I watched the Swedish version of this movie with English subtitles first before reading the book. Watching this movie, I felt the movie was quite a letdown, the story was very simple, so I was hesitant to read the book. But the book really is something else altogether. As movies always do, they take some liberty and changing the plot slightly to make it more understandable but it really took out what I felt was important from the book and took out the intricate plot weaving created by Larsson. It was no longer a wonderful web of suspense and intrigue, but what was left in the movie was singular plot direction. But the book is absolutely wonderful has the same high standard as the first. I cannot wait to read the last book in the series.

Wednesday, December 8, 2010

Tales of Love & Loss

by Knut Hamsun (translated by Robert Ferguson)

I got this collection of short stories from the library and honestly I have never heard of Knut Hamsun before. I read several of the stories and felt the stories were really weird. It threw me to a time and place that was very unfamiliar and I did not know how to make heads or tails of the story. But after reading several more, the stories really were amazing, the characters vivid and the stories really stretch emotions.

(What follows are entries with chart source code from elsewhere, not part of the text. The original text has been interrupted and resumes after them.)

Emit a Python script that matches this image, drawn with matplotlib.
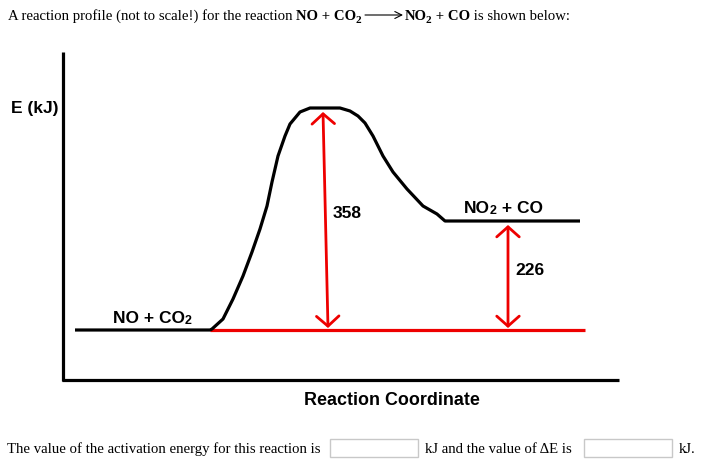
import matplotlib.pyplot as plt
from matplotlib.patches import Rectangle

# energy values written on the diagram (kJ)
activation_energy = 358
delta_e = 226

# hand-drawn reaction profile (pixel units)
path_x = [75, 210, 212, 223, 233, 243, 252, 260, 267, 272, 278, 285, 290, 300, 310,
          325, 340, 350, 358, 365, 373, 383, 393, 407, 423, 437, 445, 580]
path_y = [331, 331, 330, 320, 300, 277, 253, 230, 207, 183, 157, 137, 125, 113, 109,
          109, 109, 112, 117, 124, 137, 157, 173, 190, 207, 215, 222, 222]

# red reference level (reactant energy) and the two double arrows
base_x = [210, 585]
base_y = [331, 331]
ea_arrow = [(323, 113), (328, 329)]
de_arrow = [(508, 226), (508, 329)]

RED = '#ee0000'
SANS = 'Liberation Sans'
SERIF = 'Liberation Serif'


def put_runs(ax, x, y, runs, **common):
    # write pieces of text one after another on the same baseline
    r = ax.figure.canvas.get_renderer()
    for s, kw in runs:
        kw = {**common, **kw}
        dy = kw.pop('dy', 0)
        x += kw.pop('dx', 0)
        t = ax.text(x, y + dy, s, ha='left', va='baseline', **kw)
        x += t.get_window_extent(r).width
    return x


def main():
    fig = plt.figure(figsize=(7.09, 4.77), dpi=100)
    ax = fig.add_axes([0, 0, 1, 1])
    ax.set_xlim(0, 709)
    ax.set_ylim(477, 0)
    ax.axis('off')

    # axes of the diagram
    ax.plot([63, 63], [53, 382], color='black', lw=2.3, solid_capstyle='butt')
    ax.plot([62, 619], [381, 381], color='black', lw=2.3, solid_capstyle='butt')

    # profile
    ax.plot(base_x, base_y, color=RED, lw=2.3, solid_capstyle='butt')
    ax.plot(path_x, path_y, color='black', lw=2.3, solid_joinstyle='round',
            solid_capstyle='butt')

    for (x0, y0), (x1, y1) in [ea_arrow, de_arrow]:
        ax.annotate('', xy=(x0, y0), xytext=(x1, y1),
                    arrowprops=dict(arrowstyle='<->,head_length=0.4,head_width=0.45',
                                    color=RED, lw=2.0, mutation_scale=18,
                                    shrinkA=0, shrinkB=0))

    lab = dict(family=SANS, weight='bold', fontsize=12.5)
    ax.text(11, 108, 'E (kJ)', va='center', ha='left', **lab)
    ax.text(392, 401, 'Reaction Coordinate', va='center', ha='center',
            family=SANS, weight='bold', fontsize=12.9)
    ax.text(333, 214, str(activation_energy), va='center', ha='left', **lab)
    ax.text(515, 271, str(delta_e), va='center', ha='left', **lab)

    sub = dict(fontsize=9, dy=1)
    put_runs(ax, 113, 323, [('NO + CO', {}), ('2', sub)], **lab)
    put_runs(ax, 464, 213, [('NO', {}), ('2', sub), (' + CO', {})], **lab)

    # title line
    tsub = dict(fontsize=8, dy=3, dx=-1, weight='bold')
    common = dict(family=SERIF, fontsize=10.6)
    x = put_runs(ax, 8, 20, [('A reaction profile (not to scale!) for the reaction ', {}),
                             ('NO + CO', {'weight': 'bold'}),
                             ('2', tsub)], **common)
    x += 4
    ax.annotate('', xy=(x + 38, 16), xytext=(x, 16),
                arrowprops=dict(arrowstyle='->,head_length=0.5,head_width=0.25',
                                color='black', lw=0.8, shrinkA=0, shrinkB=0))
    put_runs(ax, x + 40, 20, [('NO', {'weight': 'bold'}),
                              ('2', tsub),
                              (' + CO', {'weight': 'bold'}),
                              (' is shown below:', {})], **common)

    # answer line with two empty input boxes
    ax.text(7, 453, 'The value of the activation energy for this reaction is',
            ha='left', va='baseline', **common)
    ax.add_patch(Rectangle((330, 440), 88, 18, facecolor='white',
                           edgecolor='#c8c8c8', lw=1))
    ax.text(425, 453, 'kJ and the value of \u0394E is', ha='left', va='baseline', **common)
    ax.add_patch(Rectangle((584, 440), 88, 18, facecolor='white',
                           edgecolor='#c8c8c8', lw=1))
    ax.text(679, 453, 'kJ.', ha='left', va='baseline', **common)

    fig.savefig('out.png', dpi=100)


if __name__ == '__main__':
    main()
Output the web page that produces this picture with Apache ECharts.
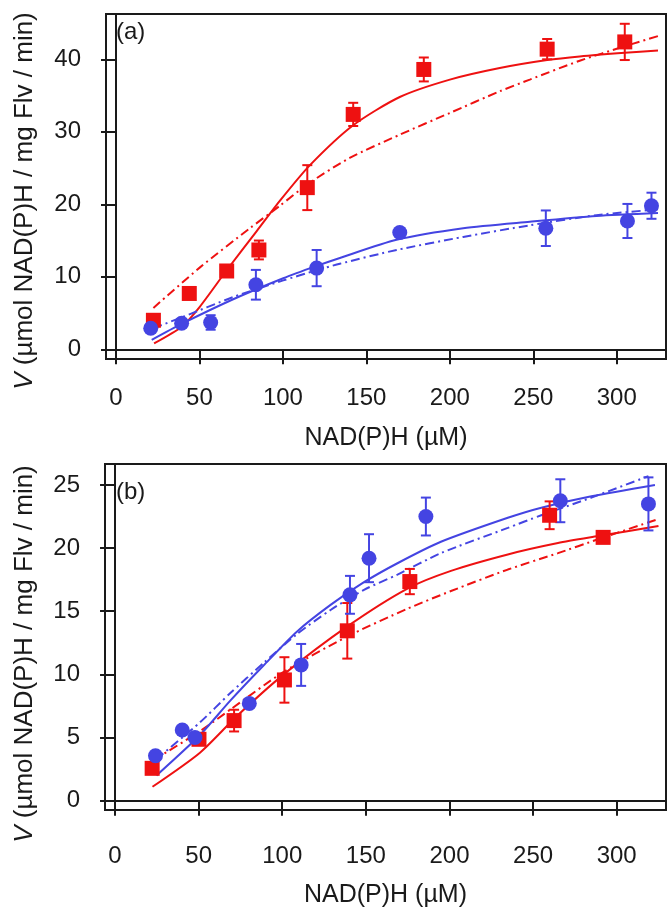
<!DOCTYPE html>
<html>
<head>
<meta charset="utf-8">
<script src="https://cdn.jsdelivr.net/npm/echarts@6/dist/echarts.min.js"></script>
<style>
  html, body { margin: 0; padding: 0; background: #fff; }
  #chart { width: 667px; height: 911px; }
</style>
</head>
<body>
<div id="chart"></div>
<script>
// tick labels
const xTicks = [0, 50, 100, 150, 200, 250, 300]
const yTicksA = [0, 10, 20, 30, 40]
const yTicksB = [0, 5, 10, 15, 20, 25]

// (a) measured points
const redAx = [22.4, 43.9, 66.3, 85.6, 114.6, 142.1, 184.4, 258.3, 304.8]
const redAy = [4.0, 7.7, 10.8, 13.7, 22.3, 32.4, 38.6, 41.4, 42.4]
const redAerr = [0, 0, 0, 1.3, 3.1, 1.6, 1.65, 1.4, 2.5]
const blueAx = [20.8, 39.3, 56.7, 83.8, 120.2, 170, 257.5, 306.4, 320.8]
const blueAy = [2.9, 3.6, 3.7, 8.9, 11.2, 16.1, 16.7, 17.7, 19.8]
const blueAerr = [0, 0, 1.0, 2.05, 2.5, 0, 2.45, 2.35, 1.8]

// (a) fitted curves
const redFitAx = [22.8, 39.3, 50.3, 66.3, 84.3, 98.6, 116.2, 142.1, 170, 200, 229.9, 258.3, 277.8, 304.8, 324.7]
const redFitAy = [0.8, 3.1, 5.9, 10.9, 16.3, 20.6, 25.4, 30.9, 34.8, 37.2, 38.8, 39.9, 40.4, 40.9, 41.2]
const redAltAx = [22.4, 50.3, 80.2, 98.2, 115, 140, 170, 200, 230, 247.9, 277.8, 304.8, 324.7]
const redAltAy = [5.7, 11.3, 16.7, 19.8, 22.8, 26.4, 29.6, 32.6, 35.6, 37.2, 39.8, 41.8, 43.2]
const blueFitAx = [21.4, 39.3, 70.2, 100.2, 120.2, 134.1, 168.1, 208, 247.9, 287.8, 324.7]
const blueFitAy = [1.3, 3.5, 6.9, 9.8, 11.5, 12.6, 15.1, 16.7, 17.6, 18.4, 18.8]
const blueAltAx = [22.4, 39.3, 70.2, 100.2, 120.2, 134.1, 168.1, 208, 247.9, 287.8, 324.7]
const blueAltAy = [2.9, 4.4, 7.2, 9.5, 10.9, 11.8, 13.7, 15.5, 17.1, 18.5, 19.3]

// (b) measured points
const redBx = [22.2, 50.2, 71.2, 101.3, 138.9, 176.3, 259.9, 291.9]
const redBy = [2.56, 4.86, 6.34, 9.56, 13.45, 17.35, 22.6, 20.85]
const redBerr = [0, 0, 0.86, 1.8, 2.2, 1.0, 1.1, 0]
const blueBx = [24.2, 40.2, 47.8, 80.3, 111.3, 140.5, 151.9, 185.9, 266.3, 319]
const blueBy = [3.56, 5.6, 5.0, 7.7, 10.75, 16.3, 19.2, 22.5, 23.75, 23.5]
const blueBerr = [0, 0, 0, 0, 1.66, 1.5, 1.9, 1.5, 1.7, 2.1]

// (b) fitted curves
const redFitBx = [22.4, 50.8, 72.9, 100.9, 138.9, 174.9, 200.9, 234.9, 264.9, 288.9, 325]
const redFitBy = [1.1, 3.8, 6.7, 10.0, 13.8, 16.8, 18.2, 19.5, 20.4, 20.95, 21.75]
const redAltBx = [23, 50.8, 68.8, 100.9, 138.9, 174.9, 200.9, 234.9, 264.9, 288.9, 325]
const redAltBy = [3.2, 5.5, 7.2, 10.2, 13.0, 15.2, 16.6, 18.3, 19.6, 20.7, 22.3]
const blueFitBx = [24.8, 50.8, 68.8, 88.8, 108.9, 128.9, 148.9, 168.9, 194.9, 234.9, 254.9, 284.9, 322.9]
const blueFitBy = [2.0, 5.2, 7.9, 10.7, 13.4, 15.5, 17.3, 18.8, 20.5, 22.4, 23.2, 24.1, 25.0]
const blueAltBx = [24.8, 50.8, 68.8, 88.8, 108.9, 128.9, 148.9, 168.9, 194.9, 234.9, 254.9, 284.9, 319]
const blueAltBy = [3.3, 6.2, 8.5, 10.9, 13.2, 15.1, 16.7, 17.9, 19.6, 21.6, 22.6, 24.0, 25.7]

const RED = '#EE1111'
const BLUE = '#4444E2'
const INK = '#1a1a1a'
const FONT = 'Liberation Sans, Arial, sans-serif'
const DASHDOT = [9, 4, 2, 4]

const zip = (xs, ys) => xs.map((x, i) => [x, ys[i]])

const chart = echarts.init(document.getElementById('chart'))

const xAxisOf = (idx, labelMargin, nameGap) => ({
  type: 'value', gridIndex: idx, min: -6, max: 329.5,
  name: 'NAD(P)H (µM)', nameLocation: 'middle', nameGap: nameGap,
  nameTextStyle: { fontSize: 25, color: INK, fontFamily: FONT },
  axisLine: { show: true, lineStyle: { color: INK, width: 2 } },
  axisTick: { show: true, inside: false, length: 15, lineStyle: { color: INK, width: 2 }, customValues: xTicks },
  axisLabel: { color: INK, fontSize: 24, fontFamily: FONT, margin: labelMargin, customValues: xTicks },
  splitLine: { show: false }
})

const yAxisOf = (idx, min, max, ticks) => ({
  type: 'value', gridIndex: idx, min: min, max: max,
  axisLine: { show: true, lineStyle: { color: INK, width: 2 } },
  axisTick: { show: true, inside: false, length: 15, lineStyle: { color: INK, width: 2 }, customValues: ticks },
  axisLabel: { color: INK, fontSize: 24, fontFamily: FONT, margin: 25, customValues: ticks },
  splitLine: { show: false }
})

const yTitle = (cy) => ({
  type: 'text', x: 25, y: cy, rotation: Math.PI / 2,
  style: {
    text: '{i|V} (µmol NAD(P)H / mg Flv / min)',
    fontSize: 26, fill: INK, fontFamily: FONT, align: 'center', verticalAlign: 'middle',
    rich: { i: { fontSize: 26, fontStyle: 'italic', fill: INK, fontFamily: FONT } }
  }
})

const curve = (idx, xs, ys, color, dashed) => ({
  type: 'line', xAxisIndex: idx, yAxisIndex: idx,
  data: zip(xs, ys), smooth: 0.25, showSymbol: false, silent: true, z: 2,
  lineStyle: { color: color, width: 2, type: dashed ? DASHDOT : 'solid' }
})

const errBars = (idx, xs, ys, errs, color) => ({
  type: 'custom', xAxisIndex: idx, yAxisIndex: idx, z: 3,
  data: xs.map((x, i) => [x, ys[i] - errs[i], ys[i] + errs[i]]).filter((d, i) => errs[i] > 0),
  renderItem: (params, api) => {
    const lo = api.coord([api.value(0), api.value(1)])
    const hi = api.coord([api.value(0), api.value(2)])
    const w = 5
    const style = { stroke: color, lineWidth: 2 }
    return {
      type: 'group',
      children: [
        { type: 'line', shape: { x1: lo[0], y1: lo[1], x2: hi[0], y2: hi[1] }, style },
        { type: 'line', shape: { x1: lo[0] - w, y1: lo[1], x2: lo[0] + w, y2: lo[1] }, style },
        { type: 'line', shape: { x1: hi[0] - w, y1: hi[1], x2: hi[0] + w, y2: hi[1] }, style }
      ]
    }
  }
})

const points = (idx, xs, ys, color, symbol, size, z) => ({
  type: 'scatter', xAxisIndex: idx, yAxisIndex: idx, z: z,
  data: zip(xs, ys), symbol: symbol, symbolSize: size,
  itemStyle: { color: color, opacity: 1 }
})

chart.setOption({
  animation: false,
  grid: [
    { left: 106, top: 14, right: 1, height: 345, show: true, borderColor: INK, borderWidth: 2 },
    { left: 105, top: 464, right: 1, height: 346, show: true, borderColor: INK, borderWidth: 2 }
  ],
  xAxis: [xAxisOf(0, 27, 67), xAxisOf(1, 34, 73)],
  yAxis: [yAxisOf(0, -1.34, 46.25, yTicksA), yAxisOf(1, -0.74, 26.66, yTicksB)],
  graphic: [
    { type: 'text', left: 116, top: 20, style: { text: '(a)', fontSize: 24, fill: INK, fontFamily: FONT } },
    { type: 'text', left: 116, top: 480, style: { text: '(b)', fontSize: 24, fill: INK, fontFamily: FONT } },
    yTitle(201),
    yTitle(654)
  ],
  series: [
    curve(0, redFitAx, redFitAy, RED, false),
    curve(0, redAltAx, redAltAy, RED, true),
    curve(0, blueFitAx, blueFitAy, BLUE, false),
    curve(0, blueAltAx, blueAltAy, BLUE, true),
    errBars(0, redAx, redAy, redAerr, RED),
    points(0, redAx, redAy, RED, 'rect', 15, 4),
    errBars(0, blueAx, blueAy, blueAerr, BLUE),
    points(0, blueAx, blueAy, BLUE, 'circle', 15, 5),

    curve(1, redFitBx, redFitBy, RED, false),
    curve(1, redAltBx, redAltBy, RED, true),
    curve(1, blueFitBx, blueFitBy, BLUE, false),
    curve(1, blueAltBx, blueAltBy, BLUE, true),
    errBars(1, redBx, redBy, redBerr, RED),
    points(1, redBx, redBy, RED, 'rect', 15, 4),
    errBars(1, blueBx, blueBy, blueBerr, BLUE),
    points(1, blueBx, blueBy, BLUE, 'circle', 15, 5)
  ]
})
</script>
</body>
</html>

The stories felt like the prelude to something bigger and greater, and I think the stories really were just that to his novel. I am looking forward to reading more of Hamsun's work to find out. Absolutely wonderful writing. I do not know this different style of writing is due to the time period, the place he comes from or just simply what a wonderful writer he is. Most probably all three and I am so glad I stumbled upon this book in the library, opens a whole new way of writing for me.